Humans perceive the world through the lens of the mind. If you tell someone in a deep unhealthy state that they’re doing badly, chances are they don’t respond or become defensive. There’s also a deep sense of internal shame causing a greater distance between their mind and the outside world. The sense of self can be so fragile at the surface, that the worst thing to say is, “There’s something wrong with you, you need to fix it.”
A person’s loved ones need to listen. Listen more than ever to the unhealthiest thoughts because even they are believed to be true. A good technique is to slowly introduce the person back to who they used to be, through activities they once enjoyed or found strength. The person may find that an experience they used to love, such as sailing, feels oddly stressful, confining or pointless. The important thing is to experience it. While out on the water, they may sense their unhealthy mind corrupting their soul, and begin to work toward uncovering it again. I’m not saying that this works for everyone–nothing about a personality can be completely understood, and people heal in their own time.
There’s something that I keep coming back to when I think about my aunt’s death. I find this hard to talk about. What was the state of extreme internal anguish or anger that she felt at that moment, to make the instantaneous decision to end her existence?
It could have been an internal battle with her mind, the pressure of bipolar depression pushing and pulling her moods to extremes. Maybe it was the chaos of a mind tricking itself to the point at which she couldn’t determine whether or not her feelings of happiness were real. It could have been the problems she had with her boyfriend, that her efforts to love him weren’t causing him to love her. This is something I’ll never know.

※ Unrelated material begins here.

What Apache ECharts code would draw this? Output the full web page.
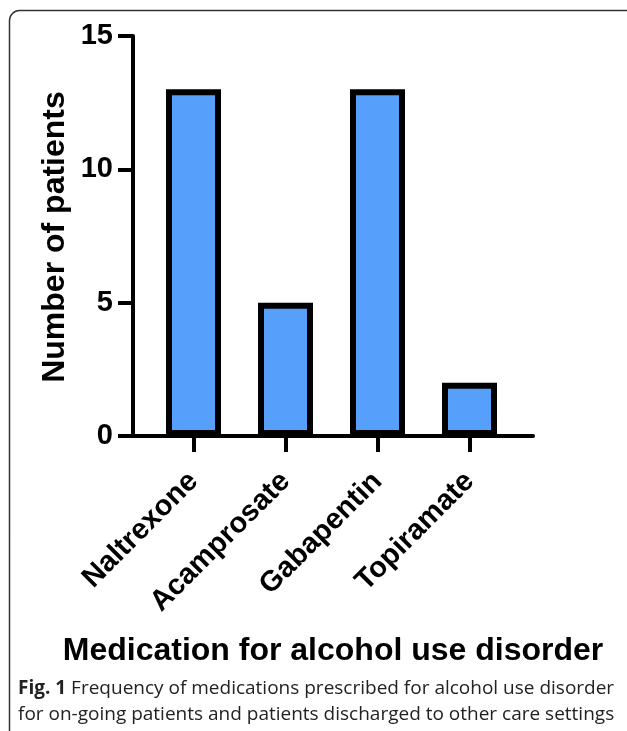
<!DOCTYPE html>
<html>
<head>
<meta charset="utf-8">
<script src="https://cdn.jsdelivr.net/npm/echarts@6/dist/echarts.min.js"></script>
<style>
html,body{margin:0;padding:0;background:#fff;}
#c{width:627px;height:731px;}
</style>
</head>
<body>
<div id="c"></div>
<script>
const categories = ['Naltrexone', 'Acamprosate', 'Gabapentin', 'Topiramate'];
const patients = [13, 5, 13, 2];
const yTicks = [0, 5, 10, 15];
const yTitle = 'Number of patients';
const xTitle = 'Medication for alcohol use disorder';
const captionBold = 'Fig. 1';
const captionLine1 = ' Frequency of medications prescribed for alcohol use disorder';
const captionLine2 = 'for on-going patients and patients discharged to other care settings';

const chart = echarts.init(document.getElementById('c'), null, {renderer: 'canvas'});
const FONT = 'Liberation Sans, Arial, sans-serif';
const option = {
  backgroundColor: '#fff',
  animation: false,
  grid: [
    {left: 133, right: 94, top: 36, bottom: 295},
    {left: 147.5, right: 111.5, top: 36, bottom: 295}
  ],
  xAxis: [
    {gridIndex: 0, type: 'value', min: 0, max: 1,
     axisLine: {show: true, onZero: false, lineStyle: {color: '#000', width: 4}},
     axisTick: {show: false}, axisLabel: {show: false}, splitLine: {show: false}},
    {gridIndex: 1, type: 'category', data: categories,
     axisLine: {show: false},
     axisTick: {show: true, alignWithLabel: true, length: 16, lineStyle: {color: '#000', width: 4}},
     axisLabel: {rotate: 45, margin: 41, color: '#000', fontFamily: FONT, fontWeight: 'bold', fontSize: 29},
     splitLine: {show: false}}
  ],
  yAxis: [
    {gridIndex: 0, type: 'value', min: yTicks[0], max: yTicks[yTicks.length - 1], interval: 5,
     axisLine: {show: true, lineStyle: {color: '#000', width: 4}},
     axisTick: {show: true, length: 15, lineStyle: {color: '#000', width: 4}},
     axisLabel: {margin: 20, color: '#000', fontFamily: FONT, fontWeight: 'bold', fontSize: 29},
     splitLine: {show: false}},
    {gridIndex: 1, type: 'value', min: yTicks[0], max: yTicks[yTicks.length - 1], interval: 5, show: false}
  ],
  series: [{
    type: 'bar', xAxisIndex: 1, yAxisIndex: 1,
    data: patients, barWidth: 55,
    itemStyle: {color: '#569ffa', borderColor: '#000', borderWidth: 6},
    z: 1
  }],
  graphic: [
    {type: 'rect', shape: {x: 9.5, y: 10.5, width: 660, height: 740, r: 10},
     style: {fill: 'none', stroke: '#333', lineWidth: 1.5}, z: 0},
    {type: 'text', x: 55, y: 237, rotation: Math.PI / 2,
     style: {text: yTitle, fontFamily: FONT, fontWeight: 'bold', fontSize: 32, fill: '#000', align: 'center', verticalAlign: 'middle'}},
    {type: 'text', x: 333, y: 651,
     style: {text: xTitle, fontFamily: FONT, fontWeight: 'bold', fontSize: 32, fill: '#000', align: 'center', verticalAlign: 'middle'}},
    {type: 'text', x: 18, y: 689,
     style: {text: '{b|' + captionBold + '}{r|' + captionLine1 + '}', verticalAlign: 'middle',
       rich: {b: {fontFamily: 'Open Sans, sans-serif', fontWeight: 'bold', fontSize: 19, fill: '#222'},
              r: {fontFamily: 'Open Sans, sans-serif', fontSize: 19, fill: '#222'}}}},
    {type: 'text', x: 18, y: 715,
     style: {text: captionLine2, fontFamily: 'Open Sans, sans-serif', fontSize: 19, fill: '#222', verticalAlign: 'middle'}}
  ]
};
chart.setOption(option);
</script>
</body>
</html>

My aunt, my grandmom, and I share a love of nature. When I was a kid and teenager, we spent many weekends going to parks around eastern Pennsylvania. My aunt was a biologist. At a young age she taught me how to catch turtles, frogs, fish, snakes, to feel the same way about these animals as I did about puppies and kittens. We hiked through the woods, saw waterfalls, swam in streams, camped in cabins or tents. She had a funny, honest sense of humor that I always loved. I was an exploratory kid, but what I found in nature was even greater. It was a true exhale, the sense of freedom and peace in the natural world, and I found it because of her. At about age 6, I remember walking trails to a creek and seeing a fallen long. I would never be allowed to cross it if my mom was there. My aunt and grandmom though, encouraged me. My aunt taught me how to walk slowly and carefully, aware of every step. I was both terrified and excited, laughed with relief as I hopped down on the other side. Each time after, whenever I crossed a log, I thought about my aunt and the feeling of freedom, purity and exploration she gave me.
I’m uncomfortable with publishing this. There’s an acute stab that I feel when I think about it. I know this article is my intellectual self’s small attempt at closure, though it will never be. It’s something that feels better protected between the pockets of memories my family and I have had. I also know that this article doesn’t represent a closure to her death. A big part of me thinks this is something too personal to be floating on the internet. But there’s a larger purpose to this. It’s bringing awareness to some of the internal questions we’d rather not say, the questions of people left in the wake of a suicide. There’s a deep truth in knowing that a person’s unhealthy state is not their true self, and in remembering the beautiful impact they’ve had on our lives.